8. There was no conference on what to do in the ready room, no plan really made, no exchanging of ideas among senior staff. Just bickering, fighting, and action! Not the intellectual exchange of ideas Star Trek has grown to express.
9. There was ZERO investigations on humanity, philosophy, or equality. Everything that Rodenberry envisioned was all but vanquished, in place of some blockbuster-popcorn-summer flick. Sickening!
10. Does anyone making the movie know anyting about black holes? I know Star Trek gets physics wrong a lot, but while they were near the event horizon for so long, the Federation would have been extinct by the time they exited.
11. Ok, so space time may or may not have been disturbed here ;-). But if it was, and it changed the timeline significantly, all of us Star Trek geeks know that the Temporal Directive would not have stood for it (especially if it significantly altered the Federation) and one of those ‘out of time monitoring ships’ would have came and corrected any major discrepancies at the end of the film. This was my #2 pet peeve.
12. And the #1…Where was the love? I don’t mean sex or romance, but there was no heart to this movie. Just another formula for a franchise.

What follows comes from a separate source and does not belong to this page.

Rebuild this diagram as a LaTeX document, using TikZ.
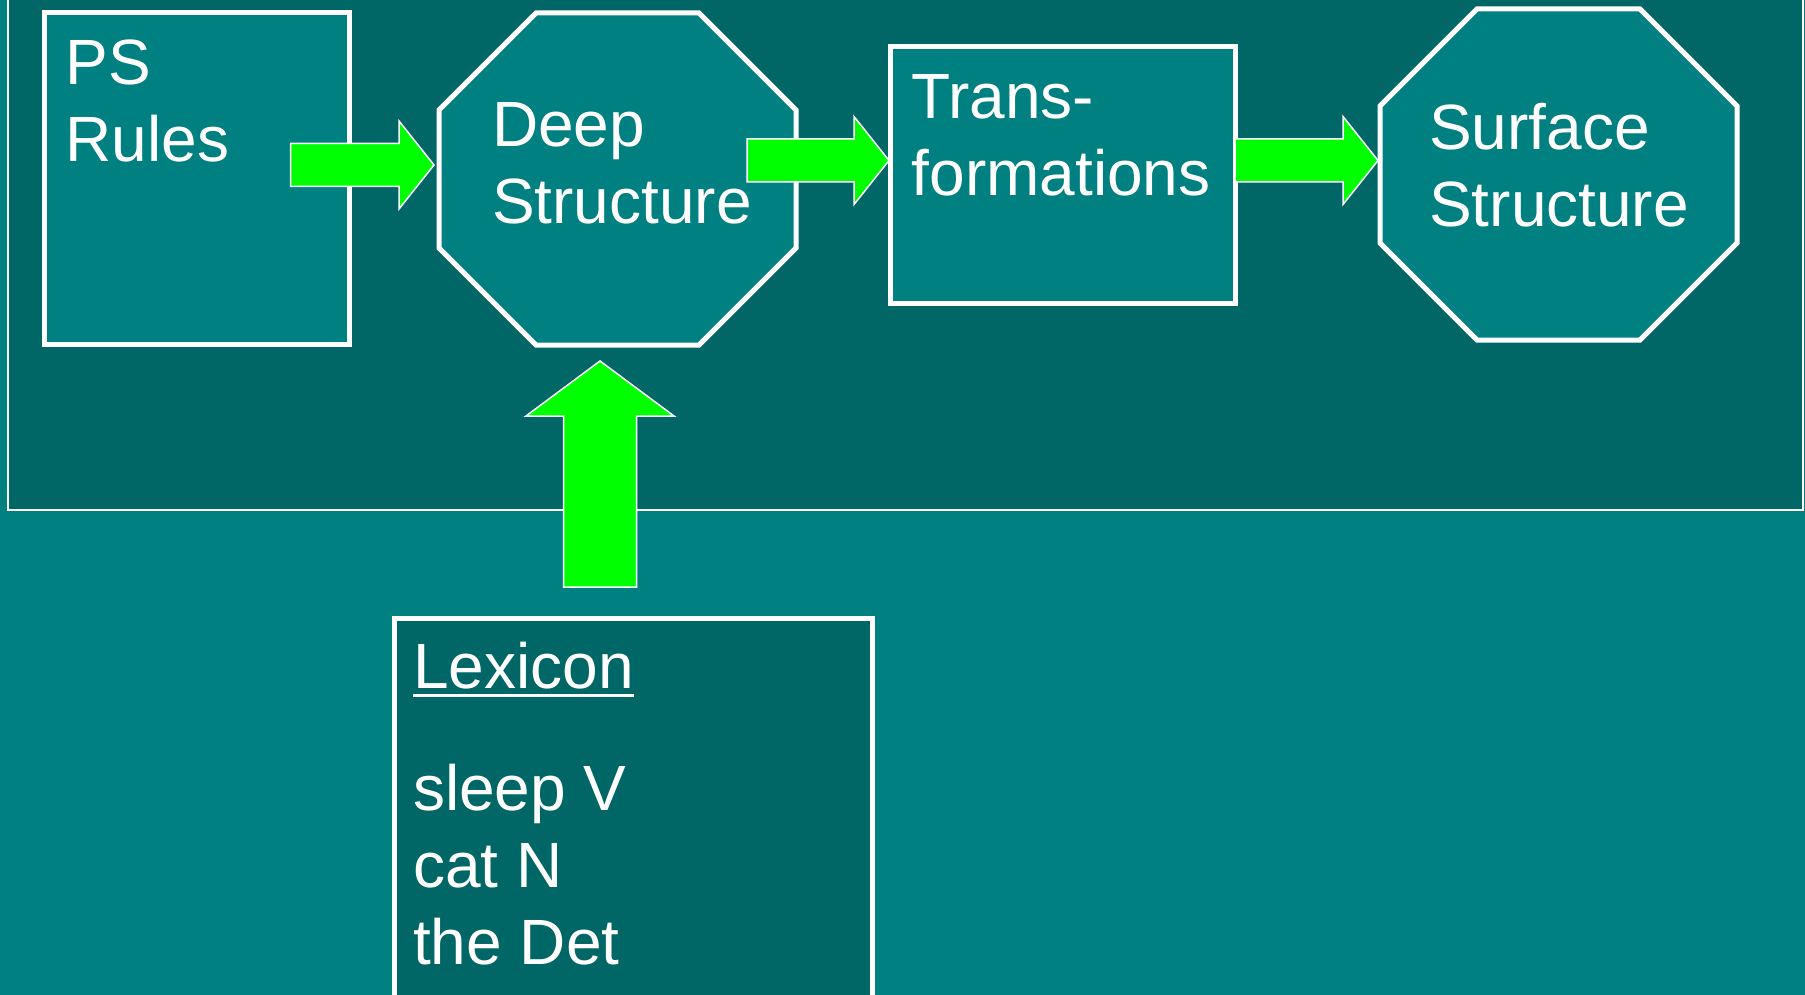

Ultimately, if they wanted to do an ‘origins’ film, I’m all for that. However, like many other origin films for first films of famous cartoons, comics, or series, they were rushed. Batman Begins as the first example. While showing Bruce Wayne’s growth to Batman is counterintuitive on how his history is unfolded in the comics, it could have been a very involved movie in itself. But they then had to rush a whole other plot in the second half where he’s wearing a bat suit and fighting crime. Then they redo a perfect Tim Burton and Jack Nicholson movie, luckily they hit it out of the park. X-Men and Spiderman also have to do the how-to creation story and still find time to fight an evil villain. Both do well, but both continue to fade with each successive movie. Iron Man follows and does a surprising amount of back story in the first part of the movie, then quickly changes gears to good ‘ol regular Iron Man. My vote goes to Iron Man for orchestrating so much in the first film of a franchise. With Star Trek however, we not only have so many movies of the Kirk generation, but many many episodes. We know so much about them already, so I had hoped that they’d take this time and just focused on how they became them without throwing them into the commanding of the Enterprise. For once I’d like to see a franchise (either new or reinvented) spend the first movie on just the ‘beginnings’ of the characters. Just because we know they grow into something so much more doesn’t mean we don’t nor won’t sit through 2 hours to see in detail how they got there. History is sometimes the most interesting element of our present.
Bonus, my two favorite things:
1. I’m glad they put one of Kirk’s GF’s (or one night stands) in. Not just because we saw a busty girl in her undies, but because she was an all green Orion. Very cool.
2. Karl Urban’s portrayel of ‘Bones’ McCoy was hands down the best character recreation. Zachary Quinto’s Spock was perhaps the worst (though not awful).
Overall it’s stunning how it received a 96% positive review on Rotten Tomatoes and how we as a culture will base a film on how it’s visually appealing and let the content ride that tidal wave. Star Trek fan’s should be insulted if not for the fact that the commercial success may have saved Star Trek movies. I still want to see DS9, Voyager, and TNG movies (especially to know what happens with the new Data) but that will never happen, at least not as what we know as Star Trek. The name will probably be forever tarnished.